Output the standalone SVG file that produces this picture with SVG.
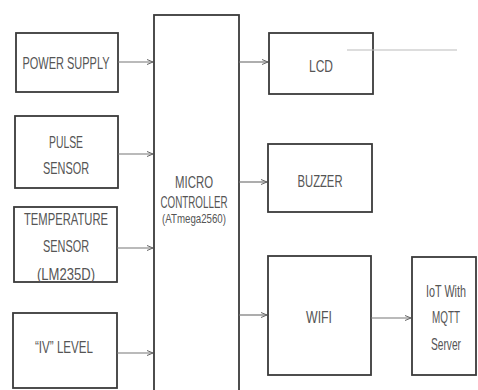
<svg xmlns="http://www.w3.org/2000/svg" width="478" height="390" viewBox="0 0 478 390">
<defs>
<style>
.box{fill:#fff;stroke:#3a3a3a;stroke-width:1.8}
.t{font-family:"Liberation Sans",Arial,sans-serif;font-size:16.5px;fill:#555;text-anchor:middle}
.s{font-size:13px}
.c{stroke:#777;stroke-width:1.2;fill:none}
</style>
<marker id="ah" markerWidth="7" markerHeight="6" refX="6" refY="3" orient="auto" markerUnits="userSpaceOnUse">
<path d="M0,0.5 L6,3 L0,5.5" fill="none" stroke="#666" stroke-width="1"/>
</marker>
</defs>
<rect width="478" height="390" fill="#fff"/>
<g id="power"><rect class="box" x="16" y="33" width="102" height="59"/><text class="t" x="66" y="69" textLength="87" lengthAdjust="spacingAndGlyphs">POWER SUPPLY</text></g>
<g id="pulse"><rect class="box" x="15" y="116" width="103" height="72"/><text class="t" x="66" y="148" textLength="34" lengthAdjust="spacingAndGlyphs">PULSE</text><text class="t" x="66" y="174" textLength="46" lengthAdjust="spacingAndGlyphs">SENSOR</text></g>
<g id="temp"><rect class="box" x="14" y="207" width="103" height="75"/><text class="t" x="66" y="225" textLength="84" lengthAdjust="spacingAndGlyphs">TEMPERATURE</text><text class="t" x="66" y="252" textLength="46" lengthAdjust="spacingAndGlyphs">SENSOR</text><text class="t" x="66" y="280" textLength="58" lengthAdjust="spacingAndGlyphs">(LM235D)</text></g>
<g id="level"><rect class="box" x="13" y="313" width="104" height="75"/><text class="t" x="64" y="353" textLength="58" lengthAdjust="spacingAndGlyphs">“IV” LEVEL</text></g>
<g id="mcu"><rect class="box" x="154" y="15" width="85" height="380"/><text class="t" x="194" y="188" textLength="38" lengthAdjust="spacingAndGlyphs">MICRO</text><text class="t" x="194" y="208" textLength="67" lengthAdjust="spacingAndGlyphs">CONTROLLER</text><text class="t s" x="194" y="223" textLength="64" lengthAdjust="spacingAndGlyphs">(ATmega2560)</text></g>
<g id="lcd"><rect class="box" x="269" y="33" width="104" height="61"/><text class="t" x="321" y="72" textLength="24" lengthAdjust="spacingAndGlyphs">LCD</text></g>
<g id="buzzer"><rect class="box" x="268" y="144" width="104" height="68"/><text class="t" x="320" y="187" textLength="45" lengthAdjust="spacingAndGlyphs">BUZZER</text></g>
<g id="wifi"><rect class="box" x="268" y="256" width="103" height="119"/><text class="t" x="319" y="323" textLength="26" lengthAdjust="spacingAndGlyphs">WIFI</text></g>
<g id="iot"><rect class="box" x="412" y="257" width="64" height="118"/><text class="t" x="446" y="297" textLength="40" lengthAdjust="spacingAndGlyphs">IoT With</text><text class="t" x="446" y="323" textLength="28" lengthAdjust="spacingAndGlyphs">MQTT</text><text class="t" x="446" y="350" textLength="30" lengthAdjust="spacingAndGlyphs">Server</text></g>
<g id="connectors">
<line class="c" x1="118" y1="62" x2="153" y2="62" marker-end="url(#ah)"/>
<line class="c" x1="118" y1="154" x2="153" y2="154" marker-end="url(#ah)"/>
<line class="c" x1="117" y1="248" x2="153" y2="248" marker-end="url(#ah)"/>
<line class="c" x1="117" y1="353" x2="153" y2="353" marker-end="url(#ah)"/>
<line class="c" x1="239" y1="62" x2="268" y2="62" marker-end="url(#ah)"/>
<line class="c" x1="239" y1="182" x2="267" y2="182" marker-end="url(#ah)"/>
<line class="c" x1="239" y1="315" x2="267" y2="315" marker-end="url(#ah)"/>
<line class="c" x1="371" y1="318" x2="411" y2="318" marker-end="url(#ah)"/>
<line x1="347" y1="50" x2="457" y2="50" stroke="#bbb" stroke-width="1"/>
</g>
</svg>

▶ EXERCISE TASK: Copy out all the data without changing anything, and drop the pictures.

▶ SOLVED PROBLEM:
Output the standalone SVG file that produces this picture with SVG.
<svg xmlns="http://www.w3.org/2000/svg" width="478" height="390" viewBox="0 0 478 390">
<defs>
<style>
.box{fill:#fff;stroke:#3a3a3a;stroke-width:1.8}
.t{font-family:"Liberation Sans",Arial,sans-serif;font-size:16.5px;fill:#555;text-anchor:middle}
.s{font-size:13px}
.c{stroke:#777;stroke-width:1.2;fill:none}
</style>
<marker id="ah" markerWidth="7" markerHeight="6" refX="6" refY="3" orient="auto" markerUnits="userSpaceOnUse">
<path d="M0,0.5 L6,3 L0,5.5" fill="none" stroke="#666" stroke-width="1"/>
</marker>
</defs>
<rect width="478" height="390" fill="#fff"/>
<g id="power"><rect class="box" x="16" y="33" width="102" height="59"/><text class="t" x="66" y="69" textLength="87" lengthAdjust="spacingAndGlyphs">POWER SUPPLY</text></g>
<g id="pulse"><rect class="box" x="15" y="116" width="103" height="72"/><text class="t" x="66" y="148" textLength="34" lengthAdjust="spacingAndGlyphs">PULSE</text><text class="t" x="66" y="174" textLength="46" lengthAdjust="spacingAndGlyphs">SENSOR</text></g>
<g id="temp"><rect class="box" x="14" y="207" width="103" height="75"/><text class="t" x="66" y="225" textLength="84" lengthAdjust="spacingAndGlyphs">TEMPERATURE</text><text class="t" x="66" y="252" textLength="46" lengthAdjust="spacingAndGlyphs">SENSOR</text><text class="t" x="66" y="280" textLength="58" lengthAdjust="spacingAndGlyphs">(LM235D)</text></g>
<g id="level"><rect class="box" x="13" y="313" width="104" height="75"/><text class="t" x="64" y="353" textLength="58" lengthAdjust="spacingAndGlyphs">“IV” LEVEL</text></g>
<g id="mcu"><rect class="box" x="154" y="15" width="85" height="380"/><text class="t" x="194" y="188" textLength="38" lengthAdjust="spacingAndGlyphs">MICRO</text><text class="t" x="194" y="208" textLength="67" lengthAdjust="spacingAndGlyphs">CONTROLLER</text><text class="t s" x="194" y="223" textLength="64" lengthAdjust="spacingAndGlyphs">(ATmega2560)</text></g>
<g id="lcd"><rect class="box" x="269" y="33" width="104" height="61"/><text class="t" x="321" y="72" textLength="24" lengthAdjust="spacingAndGlyphs">LCD</text></g>
<g id="buzzer"><rect class="box" x="268" y="144" width="104" height="68"/><text class="t" x="320" y="187" textLength="45" lengthAdjust="spacingAndGlyphs">BUZZER</text></g>
<g id="wifi"><rect class="box" x="268" y="256" width="103" height="119"/><text class="t" x="319" y="323" textLength="26" lengthAdjust="spacingAndGlyphs">WIFI</text></g>
<g id="iot"><rect class="box" x="412" y="257" width="64" height="118"/><text class="t" x="446" y="297" textLength="40" lengthAdjust="spacingAndGlyphs">IoT With</text><text class="t" x="446" y="323" textLength="28" lengthAdjust="spacingAndGlyphs">MQTT</text><text class="t" x="446" y="350" textLength="30" lengthAdjust="spacingAndGlyphs">Server</text></g>
<g id="connectors">
<line class="c" x1="118" y1="62" x2="153" y2="62" marker-end="url(#ah)"/>
<line class="c" x1="118" y1="154" x2="153" y2="154" marker-end="url(#ah)"/>
<line class="c" x1="117" y1="248" x2="153" y2="248" marker-end="url(#ah)"/>
<line class="c" x1="117" y1="353" x2="153" y2="353" marker-end="url(#ah)"/>
<line class="c" x1="239" y1="62" x2="268" y2="62" marker-end="url(#ah)"/>
<line class="c" x1="239" y1="182" x2="267" y2="182" marker-end="url(#ah)"/>
<line class="c" x1="239" y1="315" x2="267" y2="315" marker-end="url(#ah)"/>
<line class="c" x1="371" y1="318" x2="411" y2="318" marker-end="url(#ah)"/>
<line x1="347" y1="50" x2="457" y2="50" stroke="#bbb" stroke-width="1"/>
</g>
</svg>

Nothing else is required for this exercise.